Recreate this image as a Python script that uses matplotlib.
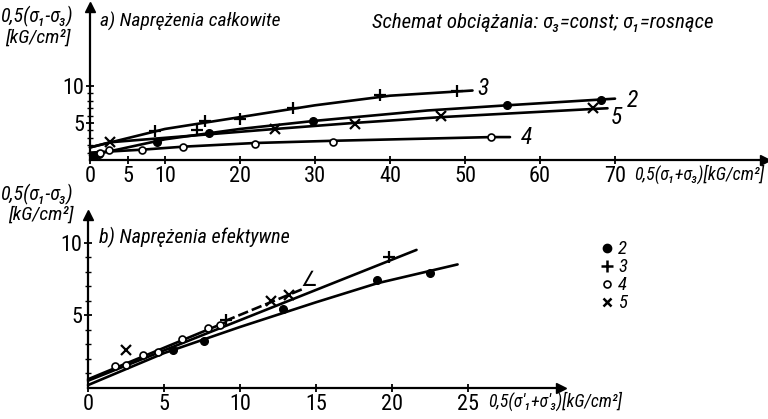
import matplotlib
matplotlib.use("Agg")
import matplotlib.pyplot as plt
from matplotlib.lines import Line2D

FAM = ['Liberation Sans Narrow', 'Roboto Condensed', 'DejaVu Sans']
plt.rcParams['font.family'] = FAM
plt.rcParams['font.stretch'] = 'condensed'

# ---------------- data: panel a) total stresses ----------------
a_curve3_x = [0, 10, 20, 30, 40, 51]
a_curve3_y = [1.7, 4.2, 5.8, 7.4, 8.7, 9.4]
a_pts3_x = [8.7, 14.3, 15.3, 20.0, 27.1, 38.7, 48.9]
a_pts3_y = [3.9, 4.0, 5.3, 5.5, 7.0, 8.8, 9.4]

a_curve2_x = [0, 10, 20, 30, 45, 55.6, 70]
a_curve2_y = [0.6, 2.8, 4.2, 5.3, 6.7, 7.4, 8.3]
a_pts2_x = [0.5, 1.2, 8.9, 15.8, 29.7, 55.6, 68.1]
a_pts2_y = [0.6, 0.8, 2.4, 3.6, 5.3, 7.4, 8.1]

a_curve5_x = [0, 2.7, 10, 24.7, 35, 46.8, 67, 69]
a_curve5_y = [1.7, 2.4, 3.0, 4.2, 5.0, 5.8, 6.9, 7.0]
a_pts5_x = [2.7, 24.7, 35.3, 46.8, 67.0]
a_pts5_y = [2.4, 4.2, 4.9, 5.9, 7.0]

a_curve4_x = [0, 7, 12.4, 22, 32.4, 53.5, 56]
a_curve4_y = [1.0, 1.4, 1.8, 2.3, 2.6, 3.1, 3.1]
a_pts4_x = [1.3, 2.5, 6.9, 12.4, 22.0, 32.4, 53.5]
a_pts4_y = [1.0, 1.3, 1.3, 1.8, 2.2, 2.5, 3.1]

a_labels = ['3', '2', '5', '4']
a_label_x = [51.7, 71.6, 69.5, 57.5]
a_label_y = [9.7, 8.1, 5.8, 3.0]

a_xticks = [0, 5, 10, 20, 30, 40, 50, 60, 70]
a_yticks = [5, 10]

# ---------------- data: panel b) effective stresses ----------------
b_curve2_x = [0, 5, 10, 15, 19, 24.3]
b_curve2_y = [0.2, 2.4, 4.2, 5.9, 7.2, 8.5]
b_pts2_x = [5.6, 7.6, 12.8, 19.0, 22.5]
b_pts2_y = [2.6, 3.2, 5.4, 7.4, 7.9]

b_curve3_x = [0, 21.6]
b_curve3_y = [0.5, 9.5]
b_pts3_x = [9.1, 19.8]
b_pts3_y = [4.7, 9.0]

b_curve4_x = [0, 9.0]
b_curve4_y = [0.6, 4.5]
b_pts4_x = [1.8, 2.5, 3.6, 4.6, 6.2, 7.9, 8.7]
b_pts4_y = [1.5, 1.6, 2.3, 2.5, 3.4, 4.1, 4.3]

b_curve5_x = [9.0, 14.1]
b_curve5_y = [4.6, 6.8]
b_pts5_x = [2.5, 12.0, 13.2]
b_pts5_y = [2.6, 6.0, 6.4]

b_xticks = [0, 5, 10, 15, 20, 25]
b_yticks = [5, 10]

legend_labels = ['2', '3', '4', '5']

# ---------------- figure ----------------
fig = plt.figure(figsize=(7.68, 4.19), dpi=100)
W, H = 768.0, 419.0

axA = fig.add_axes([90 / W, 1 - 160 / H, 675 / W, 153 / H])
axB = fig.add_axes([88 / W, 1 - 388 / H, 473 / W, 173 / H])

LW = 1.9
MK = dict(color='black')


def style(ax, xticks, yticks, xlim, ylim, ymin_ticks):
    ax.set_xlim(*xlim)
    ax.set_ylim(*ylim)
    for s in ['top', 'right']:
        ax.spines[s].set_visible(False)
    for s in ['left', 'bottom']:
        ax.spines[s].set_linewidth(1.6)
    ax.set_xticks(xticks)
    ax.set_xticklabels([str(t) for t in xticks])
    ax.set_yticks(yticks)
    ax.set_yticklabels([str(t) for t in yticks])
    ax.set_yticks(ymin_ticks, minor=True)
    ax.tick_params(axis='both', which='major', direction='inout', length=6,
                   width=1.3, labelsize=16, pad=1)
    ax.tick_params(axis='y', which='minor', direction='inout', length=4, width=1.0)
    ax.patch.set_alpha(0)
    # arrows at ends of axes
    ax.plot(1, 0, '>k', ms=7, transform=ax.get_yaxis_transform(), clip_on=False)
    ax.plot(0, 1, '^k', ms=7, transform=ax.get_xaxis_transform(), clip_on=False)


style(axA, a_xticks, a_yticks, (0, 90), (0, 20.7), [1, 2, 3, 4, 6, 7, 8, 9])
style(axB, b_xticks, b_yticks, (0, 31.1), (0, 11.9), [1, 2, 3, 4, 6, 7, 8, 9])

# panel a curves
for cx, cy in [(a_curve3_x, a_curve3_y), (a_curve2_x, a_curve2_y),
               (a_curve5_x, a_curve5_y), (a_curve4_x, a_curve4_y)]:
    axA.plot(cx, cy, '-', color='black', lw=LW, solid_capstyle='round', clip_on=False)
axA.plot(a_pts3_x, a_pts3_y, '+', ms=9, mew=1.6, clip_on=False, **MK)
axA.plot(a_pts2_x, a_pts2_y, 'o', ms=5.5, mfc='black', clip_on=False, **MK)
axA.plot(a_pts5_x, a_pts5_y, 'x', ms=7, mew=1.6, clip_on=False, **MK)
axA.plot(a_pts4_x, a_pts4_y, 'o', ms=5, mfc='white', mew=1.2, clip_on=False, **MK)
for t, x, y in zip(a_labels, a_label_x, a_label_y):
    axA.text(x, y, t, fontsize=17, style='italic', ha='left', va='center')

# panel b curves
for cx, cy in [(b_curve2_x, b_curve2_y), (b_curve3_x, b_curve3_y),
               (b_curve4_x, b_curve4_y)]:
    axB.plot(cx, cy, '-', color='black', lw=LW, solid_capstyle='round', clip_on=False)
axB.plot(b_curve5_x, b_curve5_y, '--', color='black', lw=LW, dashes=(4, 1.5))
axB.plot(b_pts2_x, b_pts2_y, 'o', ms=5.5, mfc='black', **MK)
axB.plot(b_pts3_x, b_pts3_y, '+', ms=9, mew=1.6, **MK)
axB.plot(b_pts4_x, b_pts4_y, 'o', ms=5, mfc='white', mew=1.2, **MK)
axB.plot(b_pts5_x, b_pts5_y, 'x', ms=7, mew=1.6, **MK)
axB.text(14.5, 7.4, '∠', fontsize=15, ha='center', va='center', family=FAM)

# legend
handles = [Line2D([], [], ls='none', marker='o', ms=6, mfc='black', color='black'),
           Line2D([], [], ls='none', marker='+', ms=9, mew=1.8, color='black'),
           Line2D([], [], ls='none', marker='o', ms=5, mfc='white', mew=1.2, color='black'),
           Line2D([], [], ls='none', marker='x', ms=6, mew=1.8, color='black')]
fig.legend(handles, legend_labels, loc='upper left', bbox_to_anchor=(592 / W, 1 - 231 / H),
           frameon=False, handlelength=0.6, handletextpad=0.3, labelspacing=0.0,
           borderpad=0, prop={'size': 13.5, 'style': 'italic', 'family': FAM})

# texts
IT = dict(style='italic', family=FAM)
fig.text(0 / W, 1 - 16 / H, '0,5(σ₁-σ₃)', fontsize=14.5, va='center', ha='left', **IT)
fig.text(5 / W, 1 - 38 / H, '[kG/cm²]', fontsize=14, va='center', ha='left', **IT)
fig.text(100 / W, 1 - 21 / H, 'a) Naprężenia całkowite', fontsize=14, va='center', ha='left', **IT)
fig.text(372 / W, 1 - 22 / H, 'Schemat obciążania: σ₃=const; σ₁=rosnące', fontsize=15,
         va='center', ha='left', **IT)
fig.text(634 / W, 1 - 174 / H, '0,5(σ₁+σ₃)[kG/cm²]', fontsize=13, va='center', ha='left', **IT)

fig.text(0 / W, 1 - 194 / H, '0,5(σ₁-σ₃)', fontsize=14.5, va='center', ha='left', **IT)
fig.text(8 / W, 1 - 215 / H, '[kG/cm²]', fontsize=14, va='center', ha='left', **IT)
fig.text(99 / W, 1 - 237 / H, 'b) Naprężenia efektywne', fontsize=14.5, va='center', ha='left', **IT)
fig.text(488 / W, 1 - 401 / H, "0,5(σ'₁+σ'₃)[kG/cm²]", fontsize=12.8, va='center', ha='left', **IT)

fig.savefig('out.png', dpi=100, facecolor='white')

■ Work to do ■
Copy nothing but the lines from the top of the data down to the line containing "b_pts5_y = [2.6, 6.0, 6.4]", and leave the pictures out.

■ Solution to this task ■
Recreate this image as a Python script that uses matplotlib.
import matplotlib
matplotlib.use("Agg")
import matplotlib.pyplot as plt
from matplotlib.lines import Line2D

FAM = ['Liberation Sans Narrow', 'Roboto Condensed', 'DejaVu Sans']
plt.rcParams['font.family'] = FAM
plt.rcParams['font.stretch'] = 'condensed'

# ---------------- data: panel a) total stresses ----------------
a_curve3_x = [0, 10, 20, 30, 40, 51]
a_curve3_y = [1.7, 4.2, 5.8, 7.4, 8.7, 9.4]
a_pts3_x = [8.7, 14.3, 15.3, 20.0, 27.1, 38.7, 48.9]
a_pts3_y = [3.9, 4.0, 5.3, 5.5, 7.0, 8.8, 9.4]

a_curve2_x = [0, 10, 20, 30, 45, 55.6, 70]
a_curve2_y = [0.6, 2.8, 4.2, 5.3, 6.7, 7.4, 8.3]
a_pts2_x = [0.5, 1.2, 8.9, 15.8, 29.7, 55.6, 68.1]
a_pts2_y = [0.6, 0.8, 2.4, 3.6, 5.3, 7.4, 8.1]

a_curve5_x = [0, 2.7, 10, 24.7, 35, 46.8, 67, 69]
a_curve5_y = [1.7, 2.4, 3.0, 4.2, 5.0, 5.8, 6.9, 7.0]
a_pts5_x = [2.7, 24.7, 35.3, 46.8, 67.0]
a_pts5_y = [2.4, 4.2, 4.9, 5.9, 7.0]

a_curve4_x = [0, 7, 12.4, 22, 32.4, 53.5, 56]
a_curve4_y = [1.0, 1.4, 1.8, 2.3, 2.6, 3.1, 3.1]
a_pts4_x = [1.3, 2.5, 6.9, 12.4, 22.0, 32.4, 53.5]
a_pts4_y = [1.0, 1.3, 1.3, 1.8, 2.2, 2.5, 3.1]

a_labels = ['3', '2', '5', '4']
a_label_x = [51.7, 71.6, 69.5, 57.5]
a_label_y = [9.7, 8.1, 5.8, 3.0]

a_xticks = [0, 5, 10, 20, 30, 40, 50, 60, 70]
a_yticks = [5, 10]

# ---------------- data: panel b) effective stresses ----------------
b_curve2_x = [0, 5, 10, 15, 19, 24.3]
b_curve2_y = [0.2, 2.4, 4.2, 5.9, 7.2, 8.5]
b_pts2_x = [5.6, 7.6, 12.8, 19.0, 22.5]
b_pts2_y = [2.6, 3.2, 5.4, 7.4, 7.9]

b_curve3_x = [0, 21.6]
b_curve3_y = [0.5, 9.5]
b_pts3_x = [9.1, 19.8]
b_pts3_y = [4.7, 9.0]

b_curve4_x = [0, 9.0]
b_curve4_y = [0.6, 4.5]
b_pts4_x = [1.8, 2.5, 3.6, 4.6, 6.2, 7.9, 8.7]
b_pts4_y = [1.5, 1.6, 2.3, 2.5, 3.4, 4.1, 4.3]

b_curve5_x = [9.0, 14.1]
b_curve5_y = [4.6, 6.8]
b_pts5_x = [2.5, 12.0, 13.2]
b_pts5_y = [2.6, 6.0, 6.4]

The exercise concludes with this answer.